What would you say was one of the biggest highlights of your career as a pilot with Wycliffe?
The biggest highlight was seeing people’s lives changed through the translated Word of God—whether it was flying a float plane filled with packaged Hixkaryana New Testaments for the dedication in their homeland in Brazil, or seeing Esther Matteson and the Piro language assistant finish translating the final verse of the Piro New Testament. She shared this joyous occasion with all of us as she always felt very strongly the importance of the whole team effort. It was the first New Testament completed in Peru.
(See more on George and Jeanne’s connection with work in Peru here.)
How would you compare your service to your country during the war with your service to your God as a missionary pilot with Wycliffe? How would you describe what each meant to you?
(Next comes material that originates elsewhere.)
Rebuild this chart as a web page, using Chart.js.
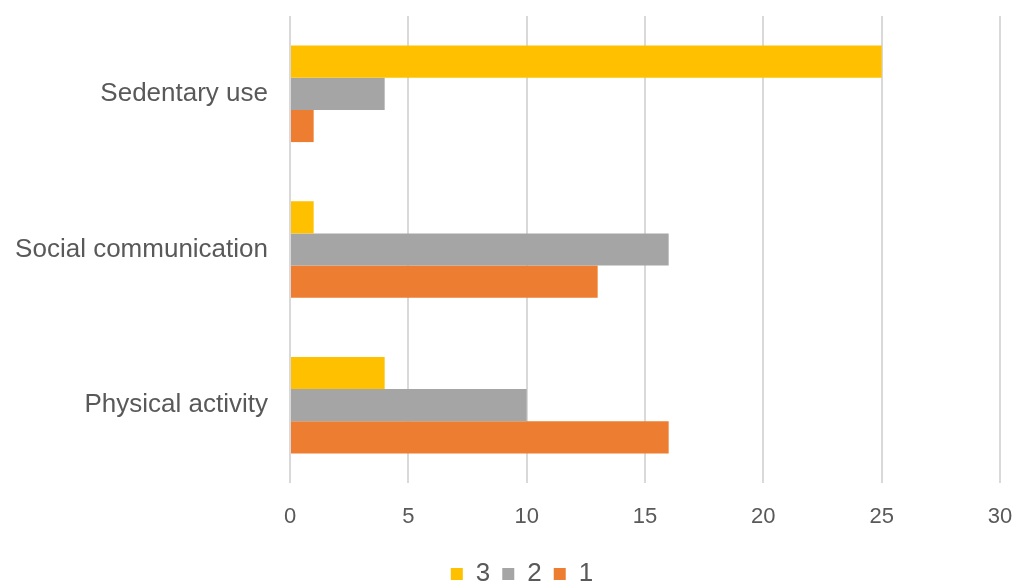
<!DOCTYPE html>
<html>
<head>
<meta charset="utf-8">
<script src="https://cdn.jsdelivr.net/npm/chart.js@4/dist/chart.umd.min.js"></script>
<style>
  html, body { margin: 0; padding: 0; background: #fff; overflow: hidden; }
  canvas { display: block; }
</style>
</head>
<body>
<canvas id="barChart" width="1015" height="597"></canvas>
<script>
const categories = ["Sedentary use", "Social communication", "Physical activity"];
const seriesNames = ["3", "2", "1"];
const values3 = [25, 1, 4];
const values2 = [4, 16, 10];
const values1 = [1, 13, 16];
const xTicks = [0, 5, 10, 15, 20, 25, 30];

const colors = ['#FFC000', '#A5A5A5', '#ED7D31'];

Chart.defaults.font.family = "'Liberation Sans', Arial, sans-serif";
Chart.defaults.color = '#595959';

// the original legend sits a bit right of centre
const legendShift = {
    id: 'legendShift',
    afterLayout: function(chart) {
        chart.legend.left += 22;
        chart.legend.right += 22;
    }
};

var ctx = document.getElementById('barChart').getContext('2d');
var barChart = new Chart(ctx, {
    type: 'bar',
    data: {
        labels: categories,
        datasets: [values3, values2, values1].map(function(v, i) {
            return {
                label: seriesNames[i],
                data: v,
                backgroundColor: colors[i],
                borderWidth: 0,
                categoryPercentage: 0.62,
                barPercentage: 1.0
            };
        })
    },
    plugins: [legendShift],
    options: {
        indexAxis: 'y',
        responsive: false,
        animation: false,
        maintainAspectRatio: false,
        layout: { padding: { left: 0, right: 15, top: 16, bottom: 0 } },
        plugins: {
            legend: {
                position: 'bottom',
                labels: {
                    boxWidth: 12,
                    boxHeight: 12,
                    padding: 12,
                    font: { size: 26 },
                    color: '#595959'
                }
            },
            tooltip: { enabled: false }
        },
        scales: {
            x: {
                min: 0,
                max: 30,
                afterBuildTicks: function(scale) {
                    scale.ticks = xTicks.map(function(t) { return { value: t }; });
                },
                afterFit: function(scale) {
                    scale.paddingLeft = 0;
                    scale.paddingRight = 0;
                    scale.height = 66;
                },
                grid: { color: '#d9d9d9', lineWidth: 2, drawTicks: false },
                border: { display: false },
                ticks: { font: { size: 22 }, padding: 21, color: '#595959' }
            },
            y: {
                afterFit: function(scale) {
                    scale.width = 290;
                    scale.paddingTop = 0;
                    scale.paddingBottom = 0;
                },
                grid: { display: false, drawTicks: false },
                border: { display: false },
                ticks: { font: { size: 26 }, padding: 22, color: '#595959' }
            }
        }
    }
});
</script>
</body>
</html>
I joined the military because I felt it was my patriotic duty to help win the war and fight for freedom. During that time I also found Christ as my Savior. When I was released from the military, I realized that Jesus made a difference in my life and that I could be used by God to see others have the same opportunity of finding salvation in their lives. When I learned that Wycliffe Bible Translators were helping provide the Word of God in the languages of the South American peoples I was sold on their work and have given the rest of my life serving to this end. Besides, as a bonus I got to fly airplanes for 40 years! How is that for getting your cake and eating it too?
Another bonus was finding Jeanne as a soul mate and raising our three children while serving overseas.